*Collected data*.
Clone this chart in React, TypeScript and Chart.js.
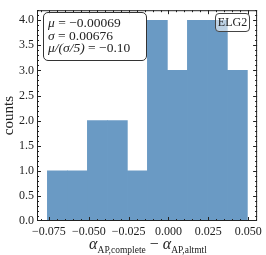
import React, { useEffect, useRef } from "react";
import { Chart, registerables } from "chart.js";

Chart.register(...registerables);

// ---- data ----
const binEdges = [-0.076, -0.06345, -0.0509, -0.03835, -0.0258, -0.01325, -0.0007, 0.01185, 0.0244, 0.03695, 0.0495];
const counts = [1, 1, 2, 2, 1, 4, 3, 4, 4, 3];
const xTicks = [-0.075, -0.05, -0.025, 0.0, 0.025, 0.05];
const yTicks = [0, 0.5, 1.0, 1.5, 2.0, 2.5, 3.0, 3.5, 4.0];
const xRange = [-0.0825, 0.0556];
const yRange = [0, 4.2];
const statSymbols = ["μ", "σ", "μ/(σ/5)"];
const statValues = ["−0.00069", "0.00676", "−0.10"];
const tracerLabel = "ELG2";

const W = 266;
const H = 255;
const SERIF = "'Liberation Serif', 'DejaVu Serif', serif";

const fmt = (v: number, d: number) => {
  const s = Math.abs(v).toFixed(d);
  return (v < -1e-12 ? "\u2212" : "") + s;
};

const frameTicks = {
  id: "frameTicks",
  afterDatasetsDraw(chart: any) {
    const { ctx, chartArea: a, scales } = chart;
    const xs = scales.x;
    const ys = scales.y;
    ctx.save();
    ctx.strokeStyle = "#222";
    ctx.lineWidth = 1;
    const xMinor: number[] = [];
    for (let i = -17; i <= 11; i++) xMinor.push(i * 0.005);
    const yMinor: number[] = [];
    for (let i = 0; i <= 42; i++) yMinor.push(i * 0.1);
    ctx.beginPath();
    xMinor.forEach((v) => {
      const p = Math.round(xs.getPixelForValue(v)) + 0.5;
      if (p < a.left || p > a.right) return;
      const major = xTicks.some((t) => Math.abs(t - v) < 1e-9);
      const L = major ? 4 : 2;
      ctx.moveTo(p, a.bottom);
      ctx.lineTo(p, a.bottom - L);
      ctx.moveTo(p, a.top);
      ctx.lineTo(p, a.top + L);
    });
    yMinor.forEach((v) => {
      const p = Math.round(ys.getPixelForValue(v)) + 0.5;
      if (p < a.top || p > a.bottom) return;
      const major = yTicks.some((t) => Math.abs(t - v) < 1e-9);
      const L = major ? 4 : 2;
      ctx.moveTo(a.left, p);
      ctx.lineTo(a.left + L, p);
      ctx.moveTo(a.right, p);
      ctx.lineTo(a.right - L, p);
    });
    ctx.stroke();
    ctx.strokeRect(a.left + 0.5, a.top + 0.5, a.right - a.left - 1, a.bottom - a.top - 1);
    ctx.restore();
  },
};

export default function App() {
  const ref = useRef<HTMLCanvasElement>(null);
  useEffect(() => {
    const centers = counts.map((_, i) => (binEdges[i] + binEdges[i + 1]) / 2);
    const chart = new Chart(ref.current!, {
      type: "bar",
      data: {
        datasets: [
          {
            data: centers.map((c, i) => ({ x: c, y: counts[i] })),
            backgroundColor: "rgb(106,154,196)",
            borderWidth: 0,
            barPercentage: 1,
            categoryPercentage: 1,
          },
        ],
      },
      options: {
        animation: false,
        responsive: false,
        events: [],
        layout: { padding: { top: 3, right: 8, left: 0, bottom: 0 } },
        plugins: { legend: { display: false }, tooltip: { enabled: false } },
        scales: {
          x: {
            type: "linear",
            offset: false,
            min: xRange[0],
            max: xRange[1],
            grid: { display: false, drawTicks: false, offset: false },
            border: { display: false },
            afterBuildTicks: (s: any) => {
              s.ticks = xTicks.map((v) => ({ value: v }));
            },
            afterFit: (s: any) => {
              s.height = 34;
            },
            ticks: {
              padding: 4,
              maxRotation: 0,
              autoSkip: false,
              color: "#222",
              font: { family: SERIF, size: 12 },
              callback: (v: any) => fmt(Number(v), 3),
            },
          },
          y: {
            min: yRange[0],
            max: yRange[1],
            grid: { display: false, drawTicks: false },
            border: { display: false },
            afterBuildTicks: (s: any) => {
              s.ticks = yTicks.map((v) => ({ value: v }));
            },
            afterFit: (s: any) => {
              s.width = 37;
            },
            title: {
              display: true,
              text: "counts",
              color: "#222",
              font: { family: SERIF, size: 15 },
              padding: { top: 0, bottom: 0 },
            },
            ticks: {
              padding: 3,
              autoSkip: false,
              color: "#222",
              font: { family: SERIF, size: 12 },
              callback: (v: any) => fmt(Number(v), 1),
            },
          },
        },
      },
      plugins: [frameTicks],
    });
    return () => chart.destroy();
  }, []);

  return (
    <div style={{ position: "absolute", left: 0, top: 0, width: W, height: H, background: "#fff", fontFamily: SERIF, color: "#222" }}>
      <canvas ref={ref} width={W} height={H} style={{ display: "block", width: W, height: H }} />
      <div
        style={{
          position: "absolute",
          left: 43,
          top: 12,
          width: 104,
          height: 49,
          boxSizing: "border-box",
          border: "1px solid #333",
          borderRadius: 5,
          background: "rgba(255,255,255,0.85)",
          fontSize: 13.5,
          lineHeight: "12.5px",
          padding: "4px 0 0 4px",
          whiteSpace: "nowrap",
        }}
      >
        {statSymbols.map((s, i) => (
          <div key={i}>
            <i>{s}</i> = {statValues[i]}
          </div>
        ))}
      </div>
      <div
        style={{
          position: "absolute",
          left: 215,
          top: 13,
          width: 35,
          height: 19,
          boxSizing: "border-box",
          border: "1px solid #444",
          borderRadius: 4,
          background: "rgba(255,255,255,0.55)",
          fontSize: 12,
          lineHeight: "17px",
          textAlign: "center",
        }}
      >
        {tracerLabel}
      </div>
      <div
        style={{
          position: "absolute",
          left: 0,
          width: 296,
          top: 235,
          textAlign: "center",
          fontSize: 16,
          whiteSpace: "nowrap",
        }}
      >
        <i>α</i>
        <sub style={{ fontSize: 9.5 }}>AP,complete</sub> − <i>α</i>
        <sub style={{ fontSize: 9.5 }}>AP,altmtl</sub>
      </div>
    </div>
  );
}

*What you will do*.
Without the pictures, write out the whole listing above exactly as it appears.

*Answer for the task*.
Clone this chart in React, TypeScript and Chart.js.
import React, { useEffect, useRef } from "react";
import { Chart, registerables } from "chart.js";

Chart.register(...registerables);

// ---- data ----
const binEdges = [-0.076, -0.06345, -0.0509, -0.03835, -0.0258, -0.01325, -0.0007, 0.01185, 0.0244, 0.03695, 0.0495];
const counts = [1, 1, 2, 2, 1, 4, 3, 4, 4, 3];
const xTicks = [-0.075, -0.05, -0.025, 0.0, 0.025, 0.05];
const yTicks = [0, 0.5, 1.0, 1.5, 2.0, 2.5, 3.0, 3.5, 4.0];
const xRange = [-0.0825, 0.0556];
const yRange = [0, 4.2];
const statSymbols = ["μ", "σ", "μ/(σ/5)"];
const statValues = ["−0.00069", "0.00676", "−0.10"];
const tracerLabel = "ELG2";

const W = 266;
const H = 255;
const SERIF = "'Liberation Serif', 'DejaVu Serif', serif";

const fmt = (v: number, d: number) => {
  const s = Math.abs(v).toFixed(d);
  return (v < -1e-12 ? "\u2212" : "") + s;
};

const frameTicks = {
  id: "frameTicks",
  afterDatasetsDraw(chart: any) {
    const { ctx, chartArea: a, scales } = chart;
    const xs = scales.x;
    const ys = scales.y;
    ctx.save();
    ctx.strokeStyle = "#222";
    ctx.lineWidth = 1;
    const xMinor: number[] = [];
    for (let i = -17; i <= 11; i++) xMinor.push(i * 0.005);
    const yMinor: number[] = [];
    for (let i = 0; i <= 42; i++) yMinor.push(i * 0.1);
    ctx.beginPath();
    xMinor.forEach((v) => {
      const p = Math.round(xs.getPixelForValue(v)) + 0.5;
      if (p < a.left || p > a.right) return;
      const major = xTicks.some((t) => Math.abs(t - v) < 1e-9);
      const L = major ? 4 : 2;
      ctx.moveTo(p, a.bottom);
      ctx.lineTo(p, a.bottom - L);
      ctx.moveTo(p, a.top);
      ctx.lineTo(p, a.top + L);
    });
    yMinor.forEach((v) => {
      const p = Math.round(ys.getPixelForValue(v)) + 0.5;
      if (p < a.top || p > a.bottom) return;
      const major = yTicks.some((t) => Math.abs(t - v) < 1e-9);
      const L = major ? 4 : 2;
      ctx.moveTo(a.left, p);
      ctx.lineTo(a.left + L, p);
      ctx.moveTo(a.right, p);
      ctx.lineTo(a.right - L, p);
    });
    ctx.stroke();
    ctx.strokeRect(a.left + 0.5, a.top + 0.5, a.right - a.left - 1, a.bottom - a.top - 1);
    ctx.restore();
  },
};

export default function App() {
  const ref = useRef<HTMLCanvasElement>(null);
  useEffect(() => {
    const centers = counts.map((_, i) => (binEdges[i] + binEdges[i + 1]) / 2);
    const chart = new Chart(ref.current!, {
      type: "bar",
      data: {
        datasets: [
          {
            data: centers.map((c, i) => ({ x: c, y: counts[i] })),
            backgroundColor: "rgb(106,154,196)",
            borderWidth: 0,
            barPercentage: 1,
            categoryPercentage: 1,
          },
        ],
      },
      options: {
        animation: false,
        responsive: false,
        events: [],
        layout: { padding: { top: 3, right: 8, left: 0, bottom: 0 } },
        plugins: { legend: { display: false }, tooltip: { enabled: false } },
        scales: {
          x: {
            type: "linear",
            offset: false,
            min: xRange[0],
            max: xRange[1],
            grid: { display: false, drawTicks: false, offset: false },
            border: { display: false },
            afterBuildTicks: (s: any) => {
              s.ticks = xTicks.map((v) => ({ value: v }));
            },
            afterFit: (s: any) => {
              s.height = 34;
            },
            ticks: {
              padding: 4,
              maxRotation: 0,
              autoSkip: false,
              color: "#222",
              font: { family: SERIF, size: 12 },
              callback: (v: any) => fmt(Number(v), 3),
            },
          },
          y: {
            min: yRange[0],
            max: yRange[1],
            grid: { display: false, drawTicks: false },
            border: { display: false },
            afterBuildTicks: (s: any) => {
              s.ticks = yTicks.map((v) => ({ value: v }));
            },
            afterFit: (s: any) => {
              s.width = 37;
            },
            title: {
              display: true,
              text: "counts",
              color: "#222",
              font: { family: SERIF, size: 15 },
              padding: { top: 0, bottom: 0 },
            },
            ticks: {
              padding: 3,
              autoSkip: false,
              color: "#222",
              font: { family: SERIF, size: 12 },
              callback: (v: any) => fmt(Number(v), 1),
            },
          },
        },
      },
      plugins: [frameTicks],
    });
    return () => chart.destroy();
  }, []);

  return (
    <div style={{ position: "absolute", left: 0, top: 0, width: W, height: H, background: "#fff", fontFamily: SERIF, color: "#222" }}>
      <canvas ref={ref} width={W} height={H} style={{ display: "block", width: W, height: H }} />
      <div
        style={{
          position: "absolute",
          left: 43,
          top: 12,
          width: 104,
          height: 49,
          boxSizing: "border-box",
          border: "1px solid #333",
          borderRadius: 5,
          background: "rgba(255,255,255,0.85)",
          fontSize: 13.5,
          lineHeight: "12.5px",
          padding: "4px 0 0 4px",
          whiteSpace: "nowrap",
        }}
      >
        {statSymbols.map((s, i) => (
          <div key={i}>
            <i>{s}</i> = {statValues[i]}
          </div>
        ))}
      </div>
      <div
        style={{
          position: "absolute",
          left: 215,
          top: 13,
          width: 35,
          height: 19,
          boxSizing: "border-box",
          border: "1px solid #444",
          borderRadius: 4,
          background: "rgba(255,255,255,0.55)",
          fontSize: 12,
          lineHeight: "17px",
          textAlign: "center",
        }}
      >
        {tracerLabel}
      </div>
      <div
        style={{
          position: "absolute",
          left: 0,
          width: 296,
          top: 235,
          textAlign: "center",
          fontSize: 16,
          whiteSpace: "nowrap",
        }}
      >
        <i>α</i>
        <sub style={{ fontSize: 9.5 }}>AP,complete</sub> − <i>α</i>
        <sub style={{ fontSize: 9.5 }}>AP,altmtl</sub>
      </div>
    </div>
  );
}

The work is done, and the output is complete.